Friday, September 19, 2014

Teenage Jack Kerouac: in love with ‘a goddess’ and dreaming of sex

A newly discovered cache of letters by the On the Road writer shows him drunk on romance – and honing his literary skills

Jack Kerouac on the football field
A youthful Jack Kerouac on the football field
“I shall worship her with quiet dignity. I shall draw her attention to me by exploits, success, and possibly a small measure of fame,” wrote a young, romantically inclined Jack Kerouac to a friend in one of a cache of letters by the Beat author that has come to light.

The 17 complete letters, two postcards and seven substantial fragments by the author of On the Road were found by the daughter of George J Apostolos after his death. Apostolos was a childhood friend of Kerouac’s from Lowell, Massachusetts. The author wrote to Apostolos from Horace Mann, the New York City prep school to which he had won a football scholarship, and from Columbia University, largely between 1940 and 1941, when he would have been in his late teens. The letters were written on a typewriter and run for up to five pages of single-spaced, dense type.
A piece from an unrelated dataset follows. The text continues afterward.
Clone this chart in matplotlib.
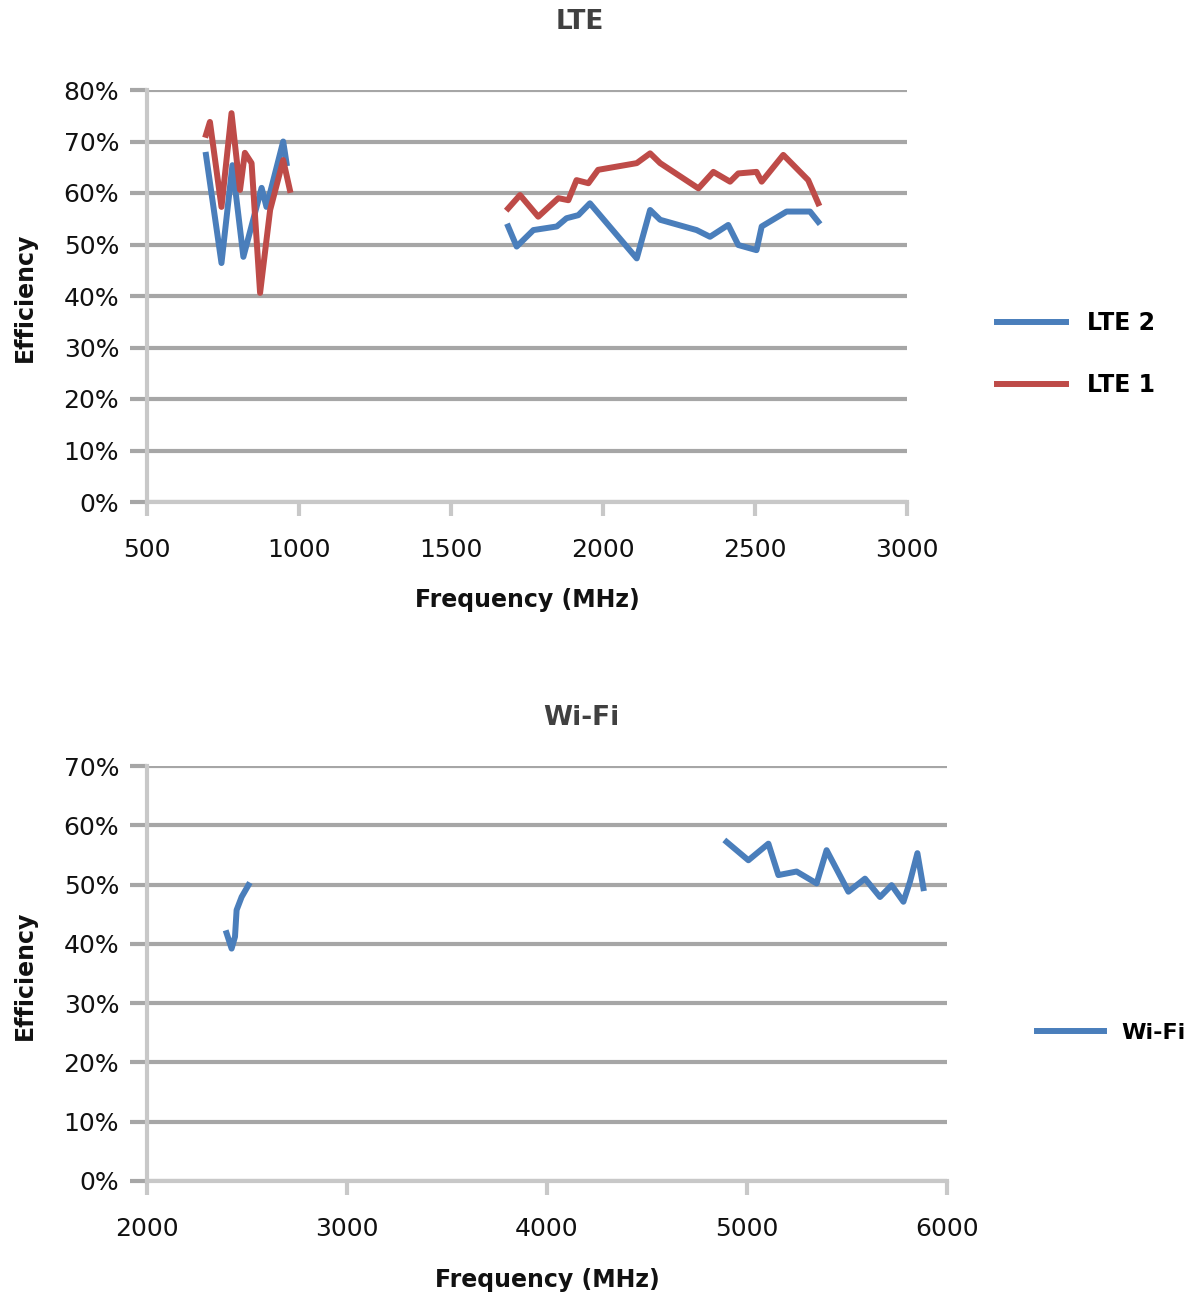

According to auction house Skinner, which will put the cache up for auction this autumn, they show Kerouac in the process of “becoming Kerouac”. In one letter written from Columbia in the spring of 1941, the teenager tells his friend: “I’m planning to bum home one of these weekends, and to return almost immediately. Just a Saturday and Sunday in Lowell. It always appeals to me,” he writes, adding in red ink: “because that is where the road began.”